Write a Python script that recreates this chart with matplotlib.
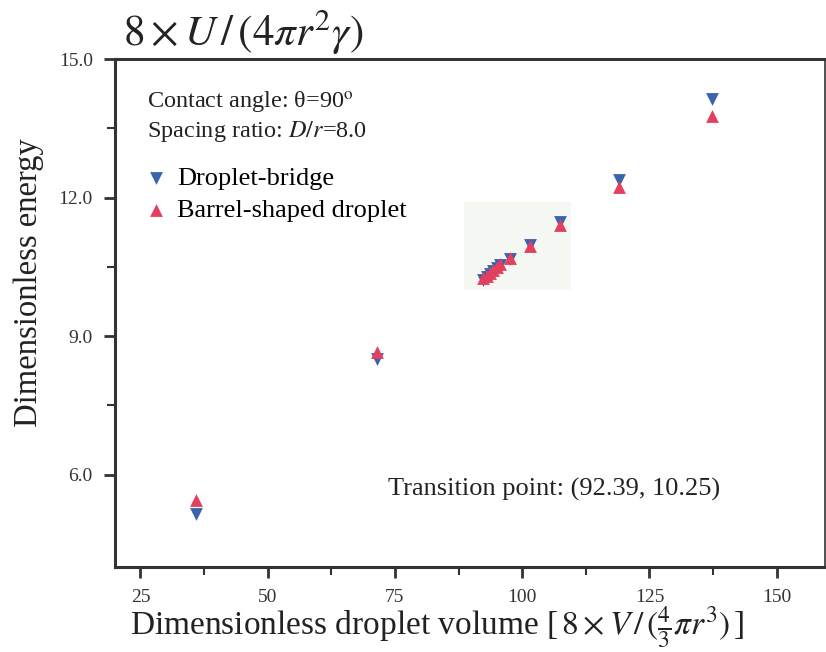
import matplotlib.pyplot as plt
from matplotlib.patches import Rectangle

plt.rcParams['font.family'] = ['Liberation Serif', 'DejaVu Serif']
plt.rcParams['mathtext.fontset'] = 'stix'

# dimensionless droplet volume and energy
bridge_x = [36.0, 71.4, 92.4, 93.0, 93.6, 94.2, 95.0, 95.6, 97.7, 101.5, 107.4, 119.1, 137.2]
bridge_y = [5.15, 8.50, 10.22, 10.28, 10.34, 10.40, 10.47, 10.53, 10.68, 10.98, 11.47, 12.38, 14.13]
barrel_x = [36.0, 71.4, 92.4, 93.0, 93.6, 94.2, 95.0, 95.6, 97.7, 101.5, 107.4, 119.1, 137.2]
barrel_y = [5.45, 8.66, 10.25, 10.31, 10.37, 10.43, 10.50, 10.56, 10.70, 10.95, 11.40, 12.23, 13.77]
xticks = [25, 50, 75, 100, 125, 150]
yticks = [6.0, 9.0, 12.0, 15.0]

fig = plt.figure(figsize=(8.26, 6.52), dpi=100)
ax = fig.add_axes([115/826, 1-567/652, 710/826, 508/652])

# faint pasted patch behind the cluster
ax.add_patch(Rectangle((88.5, 10.0), 21, 1.9, color='#f5f7f2', zorder=0, lw=0))

ax.scatter(bridge_x, bridge_y, marker='v', s=85, color='#3b62ad', lw=0, label='Droplet-bridge', zorder=3)
ax.scatter(barrel_x, barrel_y, marker='^', s=85, color='#e2405e', lw=0, label='Barrel-shaped droplet', zorder=4)

ax.set_xlim(20, 159.5)
ax.set_ylim(4, 15)
ax.set_xticks(xticks)
ax.set_yticks(yticks)
ax.set_yticklabels(['%.1f' % v for v in yticks])
ax.set_xticks([37.5, 62.5, 87.5, 112.5, 137.5], minor=True)
ax.set_yticks([7.5, 10.5, 13.5], minor=True)
ax.tick_params(which='major', direction='out', length=8, width=2, color='#333333',
               labelsize=14, labelcolor='#333333', pad=8)
ax.tick_params(which='minor', direction='out', length=6, width=1.5, color='#333333')
for s in ['left', 'bottom', 'top']:
    ax.spines[s].set_linewidth(2.2)
    ax.spines[s].set_color('#333333')
ax.spines['right'].set_linewidth(1.2)
ax.spines['right'].set_color('#333333')

ax.set_ylabel('Dimensionless energy', fontsize=23.5, color='#222222')
ax.yaxis.set_label_coords(-0.10, 0.56)
ax.set_xlabel(r'Dimensionless droplet volume [$\,8\times V\,/\,(\frac{4}{3}\pi r^3)\,$]',
              fontsize=24, color='#222222')
ax.xaxis.set_label_coords(0.454, -0.074)
fig.text(123/826, 1-46/652, r'$8\times U\,/\,(4\pi r^2\gamma)$', fontsize=31, color='#222222')

ax.text(0.045, 0.902, 'Contact angle: θ=90$^{\\rm o}$', transform=ax.transAxes, fontsize=17.5, color='#222222')
ax.text(0.045, 0.846, 'Spacing ratio: $D/r$=8.0', transform=ax.transAxes, fontsize=17.5, color='#222222')
ax.text(0.385, 0.14, 'Transition point: (92.39, 10.25)', transform=ax.transAxes, fontsize=19, color='#222222')

ax.legend(loc='upper left', bbox_to_anchor=(0.022, 0.81), frameon=False, fontsize=19,
          handletextpad=0.25, labelspacing=0.35, borderaxespad=0, handlelength=1.1)

fig.savefig('out.png', dpi=100)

######

From the listing, copy each line containing the word "matplotlib".

Write a Python script that recreates this chart with matplotlib.
import matplotlib.pyplot as plt
from matplotlib.patches import Rectangle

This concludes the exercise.